_Given data_:
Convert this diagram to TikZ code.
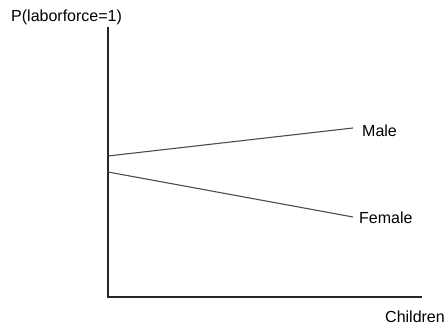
\documentclass[tikz,border=0pt]{standalone}
\usepackage{fontspec}
\setmainfont{Liberation Sans}
\begin{document}
\begin{tikzpicture}[x=1pt,y=-1pt,
  lbl/.style={font=\fontsize{16}{19}\selectfont, inner sep=0pt, anchor=west},
  axis/.style={line width=1.3pt, black!85},
  curve/.style={line width=1.1pt, black!70}]
\useasboundingbox (0,0) rectangle (448,328);
\coordinate (top) at (108,27);
\coordinate (origin) at (108,297);
\coordinate (right) at (422,297);
\coordinate (m0) at (108,156);
\coordinate (m1) at (353,128);
\coordinate (f0) at (108,172);
\coordinate (f1) at (353,217);
\node[lbl] (ylab) at (11,17) {P(laborforce=1)};
\node[lbl] (male) at (362,131) {Male};
\node[lbl] (female) at (359,218) {Female};
\node[lbl] (xlab) at (385,317) {Children};
\draw[axis] (top) -- (origin) -- (right);
\draw[curve] (m0) -- (m1);
\draw[curve] (f0) -- (f1);
\end{tikzpicture}
\end{document}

_Stated exercise_:
Drop the images and repeat the data exactly.

_Finished answer_:
Convert this diagram to TikZ code.
\documentclass[tikz,border=0pt]{standalone}
\usepackage{fontspec}
\setmainfont{Liberation Sans}
\begin{document}
\begin{tikzpicture}[x=1pt,y=-1pt,
  lbl/.style={font=\fontsize{16}{19}\selectfont, inner sep=0pt, anchor=west},
  axis/.style={line width=1.3pt, black!85},
  curve/.style={line width=1.1pt, black!70}]
\useasboundingbox (0,0) rectangle (448,328);
\coordinate (top) at (108,27);
\coordinate (origin) at (108,297);
\coordinate (right) at (422,297);
\coordinate (m0) at (108,156);
\coordinate (m1) at (353,128);
\coordinate (f0) at (108,172);
\coordinate (f1) at (353,217);
\node[lbl] (ylab) at (11,17) {P(laborforce=1)};
\node[lbl] (male) at (362,131) {Male};
\node[lbl] (female) at (359,218) {Female};
\node[lbl] (xlab) at (385,317) {Children};
\draw[axis] (top) -- (origin) -- (right);
\draw[curve] (m0) -- (m1);
\draw[curve] (f0) -- (f1);
\end{tikzpicture}
\end{document}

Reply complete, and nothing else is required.